» Exercise task
Select the lines below containing the word "diagram".

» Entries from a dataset
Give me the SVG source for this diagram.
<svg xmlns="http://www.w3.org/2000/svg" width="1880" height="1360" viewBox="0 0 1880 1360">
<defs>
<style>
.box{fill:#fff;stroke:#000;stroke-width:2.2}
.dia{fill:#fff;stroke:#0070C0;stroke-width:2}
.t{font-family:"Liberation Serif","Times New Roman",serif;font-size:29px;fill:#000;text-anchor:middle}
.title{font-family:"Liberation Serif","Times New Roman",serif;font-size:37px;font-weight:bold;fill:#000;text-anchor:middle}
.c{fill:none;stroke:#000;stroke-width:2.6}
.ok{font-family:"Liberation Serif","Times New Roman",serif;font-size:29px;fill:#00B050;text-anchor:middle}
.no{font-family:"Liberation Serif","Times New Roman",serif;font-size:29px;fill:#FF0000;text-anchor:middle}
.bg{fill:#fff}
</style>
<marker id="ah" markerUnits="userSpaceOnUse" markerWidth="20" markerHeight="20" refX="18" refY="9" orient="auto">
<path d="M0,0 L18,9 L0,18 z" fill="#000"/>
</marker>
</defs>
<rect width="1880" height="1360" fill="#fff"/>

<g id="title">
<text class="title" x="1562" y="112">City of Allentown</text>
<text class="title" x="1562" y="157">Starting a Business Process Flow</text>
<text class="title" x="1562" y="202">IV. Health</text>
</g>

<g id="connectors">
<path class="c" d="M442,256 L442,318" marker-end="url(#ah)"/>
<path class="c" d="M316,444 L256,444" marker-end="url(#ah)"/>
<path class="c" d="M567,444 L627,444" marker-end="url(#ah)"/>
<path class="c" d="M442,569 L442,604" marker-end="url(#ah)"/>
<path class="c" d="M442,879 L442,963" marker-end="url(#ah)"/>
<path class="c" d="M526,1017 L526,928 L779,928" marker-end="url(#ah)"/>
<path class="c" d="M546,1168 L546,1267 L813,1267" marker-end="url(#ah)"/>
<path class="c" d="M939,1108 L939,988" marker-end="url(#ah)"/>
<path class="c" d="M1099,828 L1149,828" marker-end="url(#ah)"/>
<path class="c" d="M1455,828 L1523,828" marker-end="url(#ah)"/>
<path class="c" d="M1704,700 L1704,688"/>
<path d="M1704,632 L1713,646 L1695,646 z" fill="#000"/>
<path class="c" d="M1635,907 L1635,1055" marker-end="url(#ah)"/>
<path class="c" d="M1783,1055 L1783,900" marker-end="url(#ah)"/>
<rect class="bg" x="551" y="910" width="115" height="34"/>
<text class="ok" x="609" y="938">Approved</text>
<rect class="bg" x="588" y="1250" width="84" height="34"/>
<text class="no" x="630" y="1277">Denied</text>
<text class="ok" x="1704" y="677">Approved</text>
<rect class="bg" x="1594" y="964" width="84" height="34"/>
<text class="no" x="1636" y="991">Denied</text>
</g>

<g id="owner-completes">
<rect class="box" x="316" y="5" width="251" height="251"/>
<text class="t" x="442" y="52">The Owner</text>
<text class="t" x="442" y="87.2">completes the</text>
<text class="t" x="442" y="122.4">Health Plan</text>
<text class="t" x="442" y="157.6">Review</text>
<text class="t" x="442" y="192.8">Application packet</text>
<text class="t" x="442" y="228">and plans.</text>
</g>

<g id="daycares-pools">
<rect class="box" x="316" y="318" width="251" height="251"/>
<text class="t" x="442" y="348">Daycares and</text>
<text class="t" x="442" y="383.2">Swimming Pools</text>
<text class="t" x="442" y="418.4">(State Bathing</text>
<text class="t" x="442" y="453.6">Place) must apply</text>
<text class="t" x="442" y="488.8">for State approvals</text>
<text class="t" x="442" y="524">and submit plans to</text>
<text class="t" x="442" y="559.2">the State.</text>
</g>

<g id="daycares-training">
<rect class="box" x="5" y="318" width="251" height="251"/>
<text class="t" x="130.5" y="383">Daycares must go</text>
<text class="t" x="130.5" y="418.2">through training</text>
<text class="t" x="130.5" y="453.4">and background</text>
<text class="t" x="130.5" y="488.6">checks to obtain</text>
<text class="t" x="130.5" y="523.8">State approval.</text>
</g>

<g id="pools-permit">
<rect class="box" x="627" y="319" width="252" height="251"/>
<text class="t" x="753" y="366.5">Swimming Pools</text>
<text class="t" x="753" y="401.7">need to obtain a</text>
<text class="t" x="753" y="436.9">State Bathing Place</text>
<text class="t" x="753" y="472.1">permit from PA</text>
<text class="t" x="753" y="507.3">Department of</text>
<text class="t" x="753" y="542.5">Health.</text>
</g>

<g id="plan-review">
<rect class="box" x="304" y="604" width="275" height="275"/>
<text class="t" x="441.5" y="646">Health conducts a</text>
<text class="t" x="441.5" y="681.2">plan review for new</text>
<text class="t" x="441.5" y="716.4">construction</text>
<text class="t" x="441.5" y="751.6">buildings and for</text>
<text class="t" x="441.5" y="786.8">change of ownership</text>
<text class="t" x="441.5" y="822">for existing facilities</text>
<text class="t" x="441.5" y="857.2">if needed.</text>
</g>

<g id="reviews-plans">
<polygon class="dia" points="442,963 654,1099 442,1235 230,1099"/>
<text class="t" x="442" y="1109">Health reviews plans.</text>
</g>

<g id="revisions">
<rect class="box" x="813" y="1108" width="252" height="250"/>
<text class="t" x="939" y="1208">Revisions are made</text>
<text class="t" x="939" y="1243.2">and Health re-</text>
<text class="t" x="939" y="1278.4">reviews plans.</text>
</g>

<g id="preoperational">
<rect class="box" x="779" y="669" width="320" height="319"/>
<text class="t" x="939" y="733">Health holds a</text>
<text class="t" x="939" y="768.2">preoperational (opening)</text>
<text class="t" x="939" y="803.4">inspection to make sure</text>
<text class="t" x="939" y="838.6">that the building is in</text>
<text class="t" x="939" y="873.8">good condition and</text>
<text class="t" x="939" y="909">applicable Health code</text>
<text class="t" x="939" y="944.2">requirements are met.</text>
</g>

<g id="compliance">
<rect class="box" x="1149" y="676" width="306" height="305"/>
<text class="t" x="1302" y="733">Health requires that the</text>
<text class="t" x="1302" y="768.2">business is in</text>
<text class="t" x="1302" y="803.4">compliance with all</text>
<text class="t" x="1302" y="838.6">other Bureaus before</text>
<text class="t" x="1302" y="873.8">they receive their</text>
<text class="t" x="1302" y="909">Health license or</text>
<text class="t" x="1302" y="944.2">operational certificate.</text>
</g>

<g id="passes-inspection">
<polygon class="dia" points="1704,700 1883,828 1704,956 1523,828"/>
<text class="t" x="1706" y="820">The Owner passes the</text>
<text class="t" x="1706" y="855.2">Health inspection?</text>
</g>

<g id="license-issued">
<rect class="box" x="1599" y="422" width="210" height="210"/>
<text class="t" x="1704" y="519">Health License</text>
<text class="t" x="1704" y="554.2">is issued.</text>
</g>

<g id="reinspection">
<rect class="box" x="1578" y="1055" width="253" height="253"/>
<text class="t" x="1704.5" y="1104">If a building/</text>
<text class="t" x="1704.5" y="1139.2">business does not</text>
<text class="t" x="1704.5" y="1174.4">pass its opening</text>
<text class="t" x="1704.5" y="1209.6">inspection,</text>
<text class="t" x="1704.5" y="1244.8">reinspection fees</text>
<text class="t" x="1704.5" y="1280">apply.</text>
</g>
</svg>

---

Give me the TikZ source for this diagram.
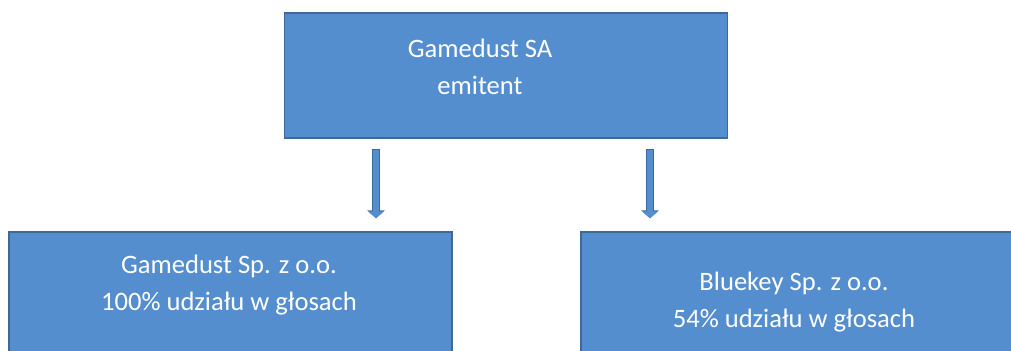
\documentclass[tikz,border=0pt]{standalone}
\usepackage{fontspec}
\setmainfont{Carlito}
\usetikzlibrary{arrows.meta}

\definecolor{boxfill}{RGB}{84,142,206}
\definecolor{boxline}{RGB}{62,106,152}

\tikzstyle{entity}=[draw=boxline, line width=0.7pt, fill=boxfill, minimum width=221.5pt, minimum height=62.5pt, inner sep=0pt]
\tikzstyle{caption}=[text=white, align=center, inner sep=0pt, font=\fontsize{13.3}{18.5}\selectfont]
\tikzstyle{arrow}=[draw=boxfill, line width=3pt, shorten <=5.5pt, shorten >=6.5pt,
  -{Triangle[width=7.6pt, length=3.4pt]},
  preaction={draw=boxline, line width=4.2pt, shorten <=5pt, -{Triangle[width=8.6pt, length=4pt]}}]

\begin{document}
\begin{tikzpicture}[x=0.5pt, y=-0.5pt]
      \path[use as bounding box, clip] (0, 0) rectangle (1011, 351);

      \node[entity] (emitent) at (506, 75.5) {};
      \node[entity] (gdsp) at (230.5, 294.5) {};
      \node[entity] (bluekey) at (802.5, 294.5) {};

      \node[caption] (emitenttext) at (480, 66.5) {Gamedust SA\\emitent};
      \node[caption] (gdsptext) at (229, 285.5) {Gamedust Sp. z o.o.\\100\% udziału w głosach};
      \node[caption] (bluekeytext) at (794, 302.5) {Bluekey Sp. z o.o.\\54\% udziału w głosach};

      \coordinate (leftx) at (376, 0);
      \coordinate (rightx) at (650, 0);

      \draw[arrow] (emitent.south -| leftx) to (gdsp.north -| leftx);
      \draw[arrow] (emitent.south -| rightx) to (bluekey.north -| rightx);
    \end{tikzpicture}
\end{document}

» Result for this exercise
Give me the SVG source for this diagram.
Give me the TikZ source for this diagram.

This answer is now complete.